Painfully Close a Door
BY: T. Franklin Murphy | September 2018
With grit, we can work ourselves through some problems, other problems persist, and others we need to abandon, close a door and wait for new opportunities to arrive.
Life meanders through the flat planes of existence in unpredictable ways; sometimes desires are thwarted, other times unexpected opportunities arrive. I occasionally hear the almost patronizing retort to disappointment, “It’ll all work out in the end.” When I hear this, it feels like being chastised for sorrow over legitimate troubles.
Often difficulties straighten out on their own; life tends to be survivable. Life has wandered on this planet for millions of years, no matter what their disappointments. But sometimes problems are significant in the present, right now where we experience them. Maybe a decade or generation down the road my pain may be meaningless, and from the wider angle it just didn’t matter. But it matters now, to me. Many obstacles straighten out simply because we purposely work through them. Sometimes we should abandon the problem and move on. Not all problems can be solved or abandoned, the serious kind, those problems linger. The “working out part” may be more of a collapse, challenging every fiber of our being. I can’t proclaim that a drug addicted child suffering a violent death is what I would define as a problem “working out.” Bad things happen, defying meaning and explanation and we must learn how to cope and move forward.

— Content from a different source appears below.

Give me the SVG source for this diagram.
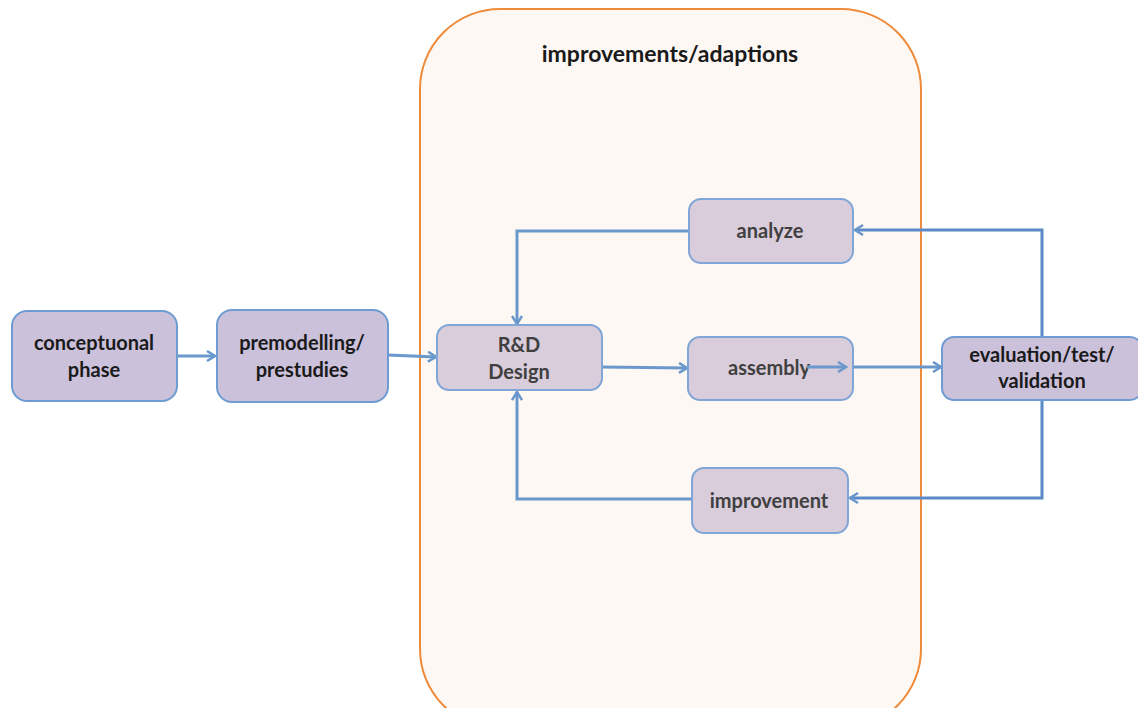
<svg xmlns="http://www.w3.org/2000/svg" width="1138" height="708" viewBox="0 0 1138 708">
<style>
.outer{fill:#CCC1DB;stroke:#6E9BD1;stroke-width:2}
.inner{fill:#D9CCDB;stroke:#7FA6D6;stroke-width:2}
.t{font-family:Lato,"Open Sans",sans-serif;font-weight:bold;font-size:20px;fill:#1a1a1a;text-anchor:middle}
.ti{font-family:Lato,"Open Sans",sans-serif;font-weight:bold;font-size:20px;fill:#404040;text-anchor:middle}
.c{fill:none;stroke:#6A98CC;stroke-width:3}
.d{fill:none;stroke:#5A8AC8;stroke-width:3}
</style>
<defs>
<marker id="a" viewBox="0 0 12 12" refX="10" refY="6" markerWidth="12" markerHeight="12" markerUnits="userSpaceOnUse" orient="auto">
<polyline points="2,1 10,6 2,11" fill="none" stroke="#6A98CC" stroke-width="2.5"/>
</marker>
</defs>
<rect width="1138" height="708" fill="#ffffff"/>
<g id="container">
<rect x="420" y="9" width="501" height="720" rx="80" fill="#FEF8F4" stroke="#EE8B3A" stroke-width="2"/>
<text x="670" y="62" font-family="Lato,'Open Sans',sans-serif" font-weight="bold" font-size="23" fill="#1a1a1a" text-anchor="middle">improvements/adaptions</text>
</g>
<g id="connectors">
<line class="c" x1="177" y1="356" x2="215" y2="356" marker-end="url(#a)"/>
<polyline class="c" points="388,355 436,357" marker-end="url(#a)"/>
<polyline class="c" points="689,231 517,231 517,324" marker-end="url(#a)"/>
<line class="c" x1="602" y1="367" x2="687" y2="368" marker-end="url(#a)"/>
<line class="c" x1="853" y1="367" x2="941" y2="367" marker-end="url(#a)"/>
<polyline class="d" points="1042,337 1042,230 855,230" marker-end="url(#a)"/>
<polyline class="d" points="1042,400 1042,498 850,498" marker-end="url(#a)"/>
<polyline class="c" points="692,499 517,499 517,392" marker-end="url(#a)"/>
</g>
<g id="conceptuonal">
<rect class="outer" x="12" y="311" width="165" height="90" rx="15"/>
<text class="t" x="94" y="350">conceptuonal</text>
<text class="t" x="94" y="377">phase</text>
</g>
<g id="premodelling">
<rect class="outer" x="217" y="310" width="171" height="92" rx="15"/>
<text class="t" x="302" y="350">premodelling/</text>
<text class="t" x="302" y="377">prestudies</text>
</g>
<g id="rd">
<rect class="inner" x="437" y="325" width="165" height="65" rx="12"/>
<text class="ti" x="519" y="352">R&amp;D</text>
<text class="ti" x="519" y="379">Design</text>
</g>
<g id="analyze">
<rect class="inner" x="689" y="199" width="164" height="64" rx="12"/>
<text class="ti" x="770" y="238">analyze</text>
</g>
<g id="assembly">
<rect class="inner" x="688" y="337" width="165" height="63" rx="12"/>
<text class="ti" x="769" y="375">assembly</text>
</g>
<line class="c" x1="807" y1="367" x2="846" y2="367" marker-end="url(#a)"/>
<g id="improvement">
<rect class="inner" x="692" y="468" width="156" height="65" rx="12"/>
<text class="ti" x="769" y="508">improvement</text>
</g>
<g id="evaluation">
<rect class="outer" x="942" y="337" width="200" height="63" rx="12"/>
<text class="t" x="1042" y="362">evaluation/test/</text>
<text class="t" x="1042" y="388">validation</text>
</g>
</svg>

Maybe a decade or generation down the road my pain may be meaningless, and from the wider angle it just didn’t matter. But it matters now, to me.
Effort, courage, and grit may push us over the stubborn crest to achievement, solving the unsolvable. These noble qualities of actions are often in short supply; however, sometimes, we must utilize a different approach, moving forward sometimes includes taking a few steps back, shutting one door and trying something different.
Shutting doors is not simple. Downright frightening. New doors of opportunity are often obscured; only to appear once we willingly move away from the past, and fumble around in the dark. And then Bam! It hits us, there it is, the golden opportunity.
However, abandoning ship too quickly leads to sorrows, always second guessing our direction, and dreaming whether or not we should quit. “What if I stayed,” we ask. Unfortunately, those questions can never be answered. Great achievements bless those who persist; not those who quickly tire. Usually, improving current situations is better than trying something new; but not always. We must occasionally painfully close a door, struggle in the dark, and then victoriously discover new light we never knew existed.